Community-based day activities and supports for people with learning disabilities
Messages from 'Having a good day'
In terms of establishing employment for people, it helps to:
- shift resources from day services into employment support. The greater the number of employment advisers and job coaches the higher the number of people supported into paid work each year.
- listen carefully to what people want to do. Some may not want paid work, and may be better placed as volunteers, needing a service that is outside the 'supported employment' model. This is a role that modernised day services could fulfill.
- ensure that work tasters or placements are strictly about experience or training and are time-limited, with help built in so that people move on into genuine paid work.
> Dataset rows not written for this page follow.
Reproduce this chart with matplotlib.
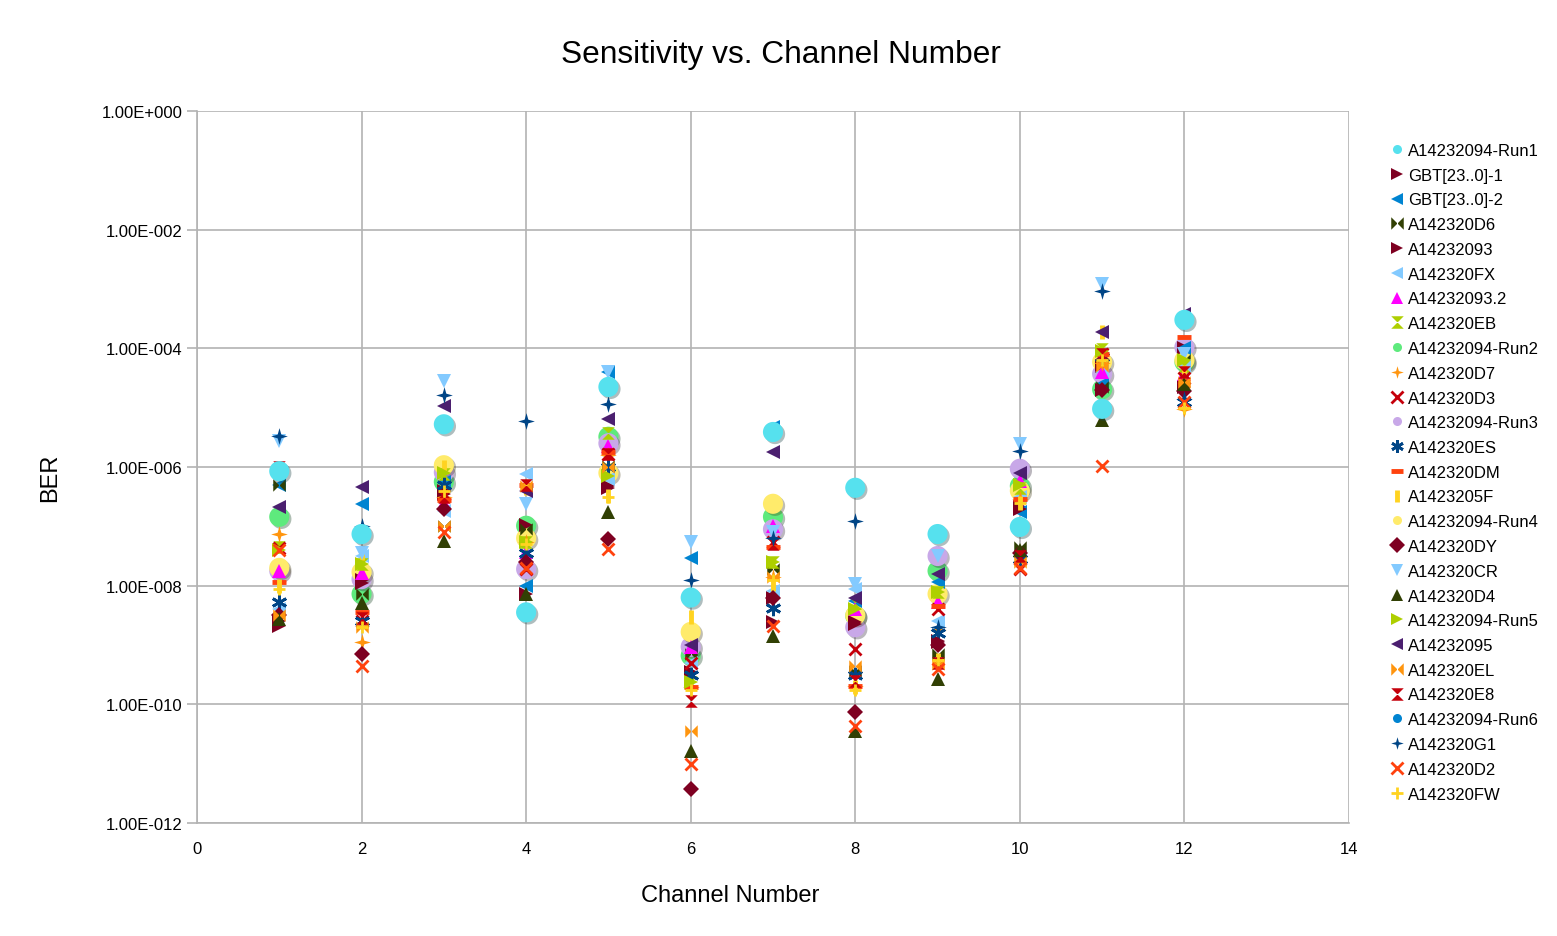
import numpy as np
import matplotlib
matplotlib.use("Agg")
import matplotlib.pyplot as plt
from matplotlib.path import Path
from matplotlib.ticker import FixedLocator, FuncFormatter, NullLocator
import matplotlib.patheffects as pe

plt.rcParams['font.family'] = ['Liberation Sans', 'DejaVu Sans']

channels = [1, 2, 3, 4, 5, 6, 7, 8, 9, 10, 11, 12]

series_names = [
    "A14232094-Run1", "GBT[23..0]-1", "GBT[23..0]-2", "A142320D6", "A14232093",
    "A142320FX", "A14232093.2", "A142320EB", "A14232094-Run2", "A142320D7",
    "A142320D3", "A14232094-Run3", "A142320ES", "A142320DM", "A1423205F",
    "A14232094-Run4", "A142320DY", "A142320CR", "A142320D4", "A14232094-Run5",
    "A14232095", "A142320EL", "A142320E8", "A14232094-Run6", "A142320G1",
    "A142320D2", "A142320FW",
]

# log10(BER) per channel 1..12
run1  = [-6.07, -7.13, -5.28, -8.45, -4.65, -8.20, -5.41, -6.35, -7.13, -7.01, -5.02, -3.52]
gbt1  = [-8.68, -7.90, -6.46, -6.97, -6.32, -9.47, -8.20, -8.61, -8.93, -6.68, -4.30, -4.00]
gbt2  = [-6.30, -6.62, -6.25, -8.00, -4.40, -7.53, -5.33, -8.26, -7.94, -6.76, -4.60, -4.00]
d6    = [-6.30, -8.14, -6.99, -7.05, -5.98, -9.16, -7.72, -9.44, -9.15, -7.35, -4.65, -4.20]
a093  = [-8.60, -7.95, -6.40, -8.14, -6.35, -9.45, -8.61, -8.65, -8.95, -6.70, -4.70, -4.65]
fx    = [-8.39, -7.50, -6.74, -6.12, -6.20, -9.30, -8.09, -8.05, -8.60, -6.50, -4.40, -4.30]
a0932 = [-7.75, -7.78, -6.60, -7.43, -5.65, -9.03, -6.99, -8.39, -8.28, -6.23, -4.40, -4.43]
eb    = [-7.35, -7.64, -6.12, -7.27, -5.43, -9.62, -7.60, -8.30, -8.10, -6.35, -4.01, -4.30]
run2  = [-6.84, -8.14, -6.25, -6.99, -5.49, -9.18, -6.84, -8.51, -7.75, -6.32, -4.69, -4.23]
d7    = [-7.13, -8.95, -6.50, -7.27, -5.80, -9.70, -7.85, -9.69, -8.75, -6.54, -4.25, -5.02]
d3    = [-7.37, -8.60, -6.45, -7.72, -5.78, -9.30, -7.27, -9.07, -8.40, -7.72, -4.10, -4.50]
run3  = [-7.75, -7.89, -6.09, -7.72, -5.60, -9.03, -7.05, -8.70, -7.50, -6.03, -4.43, -3.98]
es    = [-8.28, -8.60, -6.30, -7.45, -6.00, -9.50, -8.38, -9.50, -8.80, -7.55, -4.15, -4.90]
dm    = [-7.94, -8.44, -6.55, -6.30, -5.75, -9.70, -7.35, -9.69, -8.35, -6.54, -4.10, -3.81]
a05f  = [-8.00, -7.45, -6.00, -6.35, -6.49, -8.53, -7.97, -9.70, -9.25, -6.60, -3.72, -4.40]
run4  = [-7.70, -7.77, -5.97, -7.20, -6.10, -8.78, -6.62, -8.50, -8.14, -6.40, -4.23, -4.20]
dy    = [-8.50, -9.15, -6.70, -7.60, -7.21, -11.43, -8.20, -10.13, -9.00, -7.45, -4.70, -4.72]
cr    = [-5.56, -7.45, -4.55, -6.62, -4.40, -7.27, -7.10, -7.97, -7.50, -5.61, -2.92, -4.10]
d4    = [-8.56, -8.30, -7.24, -8.14, -6.76, -10.79, -8.85, -10.45, -9.57, -7.40, -5.20, -4.60]
run5  = [-7.40, -7.64, -6.10, -7.27, -6.15, -9.62, -7.60, -8.40, -8.10, -6.30, -4.05, -4.20]
a095  = [-6.67, -6.34, -4.97, -6.40, -5.19, -9.00, -5.75, -8.20, -7.80, -6.10, -3.72, -3.42]
el    = [-8.50, -8.70, -7.00, -6.32, -6.00, -10.45, -7.85, -9.35, -9.32, -7.60, -4.30, -4.57]
e8    = [-6.00, -8.55, -6.50, -6.30, -5.78, -9.94, -7.30, -9.60, -9.30, -7.50, -4.10, -4.40]
run6  = [None] * 12
g1    = [-5.48, -7.00, -4.79, -5.22, -4.94, -7.90, -7.20, -6.91, -8.70, -5.73, -3.03, -4.85]
d2    = [-7.40, -9.35, -7.10, -7.70, -7.38, -11.00, -8.68, -10.37, -9.40, -7.70, -5.98, -4.90]
fw    = [-8.05, -8.70, -6.40, -7.30, -6.50, -9.75, -7.90, -9.75, -9.25, -6.60, -4.20, -5.00]

series_values = [run1, gbt1, gbt2, d6, a093, fx, a0932, eb, run2, d7, d3, run3, es, dm,
                 a05f, run4, dy, cr, d4, run5, a095, el, e8, run6, g1, d2, fw]

# marker shapes
bowtie = Path([(-1, -1), (1, 1), (1, -1), (-1, 1), (-1, -1)],
              [Path.MOVETO, Path.LINETO, Path.LINETO, Path.LINETO, Path.CLOSEPOLY])
hourglass = Path([(-1, 1), (1, 1), (-1, -1), (1, -1), (-1, 1)],
                 [Path.MOVETO, Path.LINETO, Path.LINETO, Path.LINETO, Path.CLOSEPOLY])
s4 = 0.22
star4 = Path([(0, 1), (s4, s4), (1, 0), (s4, -s4), (0, -1), (-s4, -s4), (-1, 0), (-s4, s4), (0, 1)],
             [Path.MOVETO] + [Path.LINETO] * 7 + [Path.CLOSEPOLY])

styles = [
    ('o', '#56e1ee'), ('>', '#7e0021'), ('<', '#0084d1'), (bowtie, '#314004'),
    ('>', '#7e0021'), ('<', '#83caff'), ('^', '#ff00ff'), (hourglass, '#aecf00'),
    ('o', '#5eea7d'), (star4, '#ff950e'), ('x', '#c5000b'), ('o', '#c8a8e8'),
    ((6, 2, 0), '#004586'), ('_', '#ff420e'), ('|', '#ffd320'), ('o', '#ffeb6b'),
    ('D', '#7e0021'), ('v', '#83caff'), ('^', '#314004'), ('>', '#aecf00'),
    ('<', '#4b1f6f'), (bowtie, '#ff950e'), (hourglass, '#c5000b'), ('o', '#0084d1'),
    (star4, '#004586'), ('x', '#ff420e'), ('+', '#ffd320'),
]

W, H = 1557, 937
fig = plt.figure(figsize=(W / 100, H / 100), dpi=100)
fig.patch.set_facecolor('white')
ax = fig.add_axes([197 / W, 1 - 824 / H, (1349 - 197) / W, (824 - 112) / H])

handles = []
for i, (name, vals, (mk, col)) in enumerate(zip(series_names, series_values, styles)):
    y = np.array([np.nan if v is None else 10.0 ** v for v in vals], dtype=float)
    if mk == 'o':
        ms, mew = 14.5, 0
        z = 5 if i == 0 else 3
        eff = [pe.SimplePatchShadow(offset=(1.5, -1.5), alpha=0.35), pe.Normal()]
    elif mk in ('x', '+'):
        ms, mew, z, eff = 9, 2, 4, None
    elif mk in ('_', '|'):
        ms, mew, z, eff = 10, 3.5, 4, None
    elif isinstance(mk, tuple):
        ms, mew, z, eff = 11, 2, 4, None
    elif mk == 'D':
        ms, mew, z, eff = 8, 0, 4, None
    elif mk is star4:
        ms, mew, z, eff = 12, 0, 4, None
    elif mk in (bowtie, hourglass):
        ms, mew, z, eff = 9, 0, 4, None
    else:
        ms, mew, z, eff = 10, 0, 4, None
    ln, = ax.plot(channels, y, linestyle='none', marker=mk, color=col,
                  markersize=ms, markeredgewidth=mew, markeredgecolor=col,
                  zorder=z, label=name)
    if eff:
        ln.set_path_effects(eff)
    handles.append(ln)

ax.set_yscale('log')
ax.set_ylim(1e-12, 1)
ax.set_xlim(0, 14)
ax.yaxis.set_major_locator(FixedLocator([10.0 ** e for e in range(-12, 1, 2)]))
ax.yaxis.set_minor_locator(NullLocator())


def fmt(v, pos):
    e = int(round(np.log10(v)))
    return f"1.00E{e:+04d}"


ax.yaxis.set_major_formatter(FuncFormatter(fmt))
ax.set_xticks(range(0, 15, 2))
ax.grid(True, color='#b3b3b3', linewidth=1.2)
ax.set_axisbelow(True)
for s in ['top', 'right']:
    ax.spines[s].set_visible(False)
for s in ['left', 'bottom']:
    ax.spines[s].set_color('#b3b3b3')
    ax.spines[s].set_linewidth(1.2)
ax.tick_params(axis='both', colors='#b3b3b3', labelcolor='black', labelsize=12,
               length=7, width=1.2, direction='out')
ax.tick_params(axis='x', length=0, pad=13)

fig.text(781 / W, 1 - 55 / H, "Sensitivity vs. Channel Number", ha='center', va='center', fontsize=22.8)
fig.text(730 / W, 1 - 896 / H, "Channel Number", ha='center', va='center', fontsize=17)
fig.text(50 / W, 1 - 478 / H, "BER", ha='center', va='center', rotation=90, fontsize=17)

leg = fig.legend(handles=handles, loc='upper left', bbox_to_anchor=(1391 / W, 1 - 144 / H),
                 frameon=False, fontsize=12, handlelength=0.7, handletextpad=0.3,
                 labelspacing=0.585, borderpad=0, borderaxespad=0)
for h in leg.legend_handles:
    h.set_path_effects([])
    if h.get_marker() == 'o':
        h.set_markersize(6.5)
    else:
        h.set_markersize(min(h.get_markersize(), 9))

fig.savefig('out.png', dpi=100)
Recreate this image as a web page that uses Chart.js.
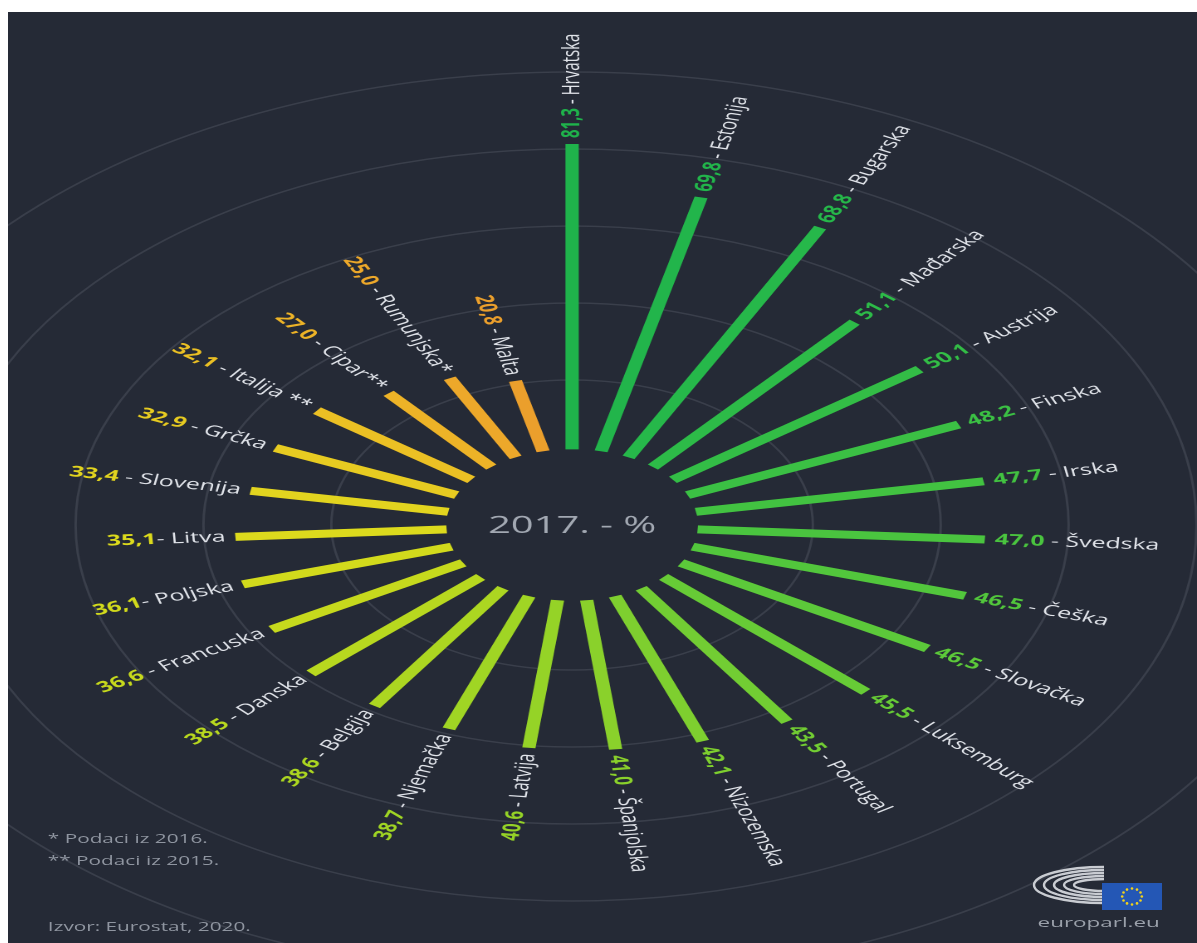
<!DOCTYPE html>
<html>
<head>
<meta charset="utf-8">
<script src="https://cdn.jsdelivr.net/npm/chart.js@4.4.1/dist/chart.umd.min.js"></script>
<style>
html,body{margin:0;padding:0;background:#ffffff;width:1197px;height:943px;overflow:hidden;}
#panel{position:absolute;left:8px;top:12px;width:1189px;height:931px;background:#252a36;overflow:hidden;}
#stretch{position:absolute;left:0;top:0;width:716px;height:931px;transform:scaleX(1.6606);transform-origin:0 0;}
#c{position:absolute;left:0;top:0;}
.note{position:absolute;font-family:'Open Sans',sans-serif;color:#8f95a0;font-size:12.5px;line-height:16px;white-space:nowrap;}
#logo{position:absolute;left:0;top:0;}
</style>
</head>
<body>
<div id="panel">
  <div id="stretch">
    <canvas id="c" width="716" height="931"></canvas>
    <div class="note" style="left:24px;top:819px">* Podaci iz 2016.</div>
    <div class="note" style="left:24px;top:841px">** Podaci iz 2015.</div>
    <div class="note" style="left:24px;top:907px">Izvor: Eurostat, 2020.</div>
    <div class="note" style="left:620px;top:902px;font-size:13.5px;color:#9aa0aa">europarl.eu</div>
  </div>
  <svg id="logo" width="1189" height="931" viewBox="0 0 1189 931">
    <g fill="none" stroke="#c9ccd2" stroke-width="2.4">
      <path d="M1096,855 A70,18 0 0 0 1096,891"/>
      <path d="M1096,858 A60,15 0 0 0 1096,888"/>
      <path d="M1096,861 A50,12 0 0 0 1096,885"/>
      <path d="M1096,864 A40,9 0 0 0 1096,882"/>
      <path d="M1096,867 A30,6 0 0 0 1096,879"/>
    </g>
    <rect x="1094" y="871" width="60" height="27" fill="#2457b5"/>
    <g fill="#f2d21b">
      <circle cx="1124" cy="876.5" r="1.3"/><circle cx="1129" cy="877.6" r="1.3"/>
      <circle cx="1132.5" cy="880.5" r="1.3"/><circle cx="1133.8" cy="884.5" r="1.3"/>
      <circle cx="1132.5" cy="888.5" r="1.3"/><circle cx="1129" cy="891.4" r="1.3"/>
      <circle cx="1124" cy="892.5" r="1.3"/><circle cx="1119" cy="891.4" r="1.3"/>
      <circle cx="1115.5" cy="888.5" r="1.3"/><circle cx="1114.2" cy="884.5" r="1.3"/>
      <circle cx="1115.5" cy="880.5" r="1.3"/><circle cx="1119" cy="877.6" r="1.3"/>
    </g>
  </svg>
</div>
<script>
// ---- data, clockwise from the top ----
const countries = ["Hrvatska","Estonija","Bugarska","Mađarska","Austrija","Finska","Irska","Švedska","Češka","Slovačka","Luksemburg","Portugal","Nizozemska","Španjolska","Latvija","Njemačka","Belgija","Danska","Francuska","Poljska","Litva","Slovenija","Grčka","Italija **","Cipar**","Rumunjska*","Malta"];
const values = [81.3,69.8,68.8,51.1,50.1,48.2,47.7,47.0,46.5,46.5,45.5,43.5,42.1,41.0,40.6,38.7,38.6,38.5,36.6,36.1,35.1,33.4,32.9,32.1,27.0,25.0,20.8];
const barColors = ["#1fb34b","#22b54b","#26b84a","#2dbb48","#33bd46","#3bc044","#42c241","#4ac43f","#52c63c","#5cc93a","#67cb36","#72cd33","#7ecf2f","#8ad12b","#95d327","#a0d524","#acd621","#b8d81f","#c6d91d","#d2da1c","#dcda1d","#e2d41f","#e7cb21","#ebc024","#edb327","#eda82a","#eb9f2c"];
const tightSeparator = ["Litva","Poljska"];
const ringTicks = [20,40,60,80,100];
const centerLabel = "2017. - %";

// ---- geometry of the radial layout ----
const N = countries.length;
const OFFSET = 17.66;     // radius (in value units) where value 0 lies
const BAR_START = 2;      // bars start slightly outside the zero ring
function polar(i, r){
  const a = i * 2 * Math.PI / N;
  return {x: r * Math.sin(a), y: r * Math.cos(a)};
}

const datasets = values.map((v, i) => ({
  label: countries[i],
  data: [polar(i, OFFSET + BAR_START), polar(i, OFFSET + v)],
  showLine: true,
  borderColor: barColors[i],
  backgroundColor: barColors[i],
  borderWidth: 8,
  borderCapStyle: 'butt',
  pointRadius: 0,
  pointHoverRadius: 0,
  tension: 0,
  fill: false
}));

const FONT = "'Open Sans', sans-serif";

const ringPlugin = {
  id: 'rings',
  beforeDatasetsDraw(chart){
    const {ctx} = chart; const xs = chart.scales.x, ys = chart.scales.y;
    const cx = xs.getPixelForValue(0), cy = ys.getPixelForValue(0);
    ctx.save();
    ctx.strokeStyle = '#3a3f4b';
    ctx.lineWidth = 1.5;
    ringTicks.forEach(t => {
      const R = OFFSET + t;
      const rx = xs.getPixelForValue(R) - cx;
      const ry = cy - ys.getPixelForValue(R);
      ctx.beginPath();
      ctx.ellipse(cx, cy, rx, ry, 0, 0, 2 * Math.PI);
      ctx.stroke();
    });
    ctx.restore();
  }
};

const labelPlugin = {
  id: 'labels',
  afterDatasetsDraw(chart){
    const {ctx} = chart; const xs = chart.scales.x, ys = chart.scales.y;
    const cx = xs.getPixelForValue(0), cy = ys.getPixelForValue(0);
    const GAP = 6;
    const bold = "700 15px " + FONT, reg = "400 15px " + FONT;
    values.forEach((v, i) => {
      const p = polar(i, OFFSET + v);
      const px = xs.getPixelForValue(p.x), py = ys.getPixelForValue(p.y);
      const ang = Math.atan2(py - cy, px - cx);
      const rightHalf = (i * 360 / N) < 180;
      const valTxt = v.toFixed(1).replace('.', ',');
      const sep = tightSeparator.includes(countries[i]) ? "- " : " - ";
      const nameTxt = sep + countries[i];
      ctx.save();
      ctx.font = bold; const wv = ctx.measureText(valTxt).width;
      ctx.font = reg; const wn = ctx.measureText(nameTxt).width;
      ctx.translate(px, py);
      let start;
      if (rightHalf){ ctx.rotate(ang); start = GAP; }
      else { ctx.rotate(ang + Math.PI); start = -GAP - wv - wn; }
      ctx.textBaseline = 'middle'; ctx.textAlign = 'left';
      ctx.font = bold; ctx.fillStyle = barColors[i];
      ctx.fillText(valTxt, start, 0);
      ctx.font = reg; ctx.fillStyle = '#e1e4ea';
      ctx.fillText(nameTxt, start + wv, 0);
      ctx.restore();
    });
    ctx.save();
    ctx.font = "400 24px " + FONT;
    ctx.fillStyle = '#a2a8b2';
    ctx.textAlign = 'center'; ctx.textBaseline = 'middle';
    ctx.fillText(centerLabel, cx, cy + 1);
    ctx.restore();
  }
};

new Chart(document.getElementById('c'), {
  type: 'scatter',
  data: { datasets },
  options: {
    responsive: false,
    devicePixelRatio: 2,
    animation: false,
    events: [],
    layout: { padding: 0 },
    plugins: { legend: { display: false }, tooltip: { enabled: false } },
    scales: {
      x: { type: 'linear', min: -88.23, max: 97.74, display: false },
      y: { type: 'linear', min: -108.57, max: 133.25, display: false }
    }
  },
  plugins: [ringPlugin, labelPlugin]
});
</script>
</body>
</html>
- expect that people can, and should work. Start early with offers of work tasters to young people.
- use stories of people's success in work to encourage employers, people with learning disabilities, family carers and others
- work with job centres so they increase their focus on people with learning disabilities
- develop care managers, social workers and day service staff so that they more actively and positively shape people's expectations about work.
In moving towards community-based services, it helps to:
- create local solutions
- nurture the support of family networks, friends and relations through good involvement and partnership strategies, and evidence of reliable, safe community-based practice
- develop deliberate practice strategies to build connections and inclusion, and thereby develop natural supports around people
- take things one step at a time and celebrate success so that others can see it's possible
- prioritise people with higher support needs to ensure they have the opportunity for individualised support and can take up opportunities in community settings
- work with people from black and minority ethnic communities to create solutions they see as acceptable
- develop wide partnerships to build a welcoming community infrastructure
- use capital money creatively, and not to create buildings 'for the service'
- invest in local leaders and champions
- create new job roles and responsibilities, and flexible working hours
- keep as much money as possible flexible and available for support - not tied up in running buildings.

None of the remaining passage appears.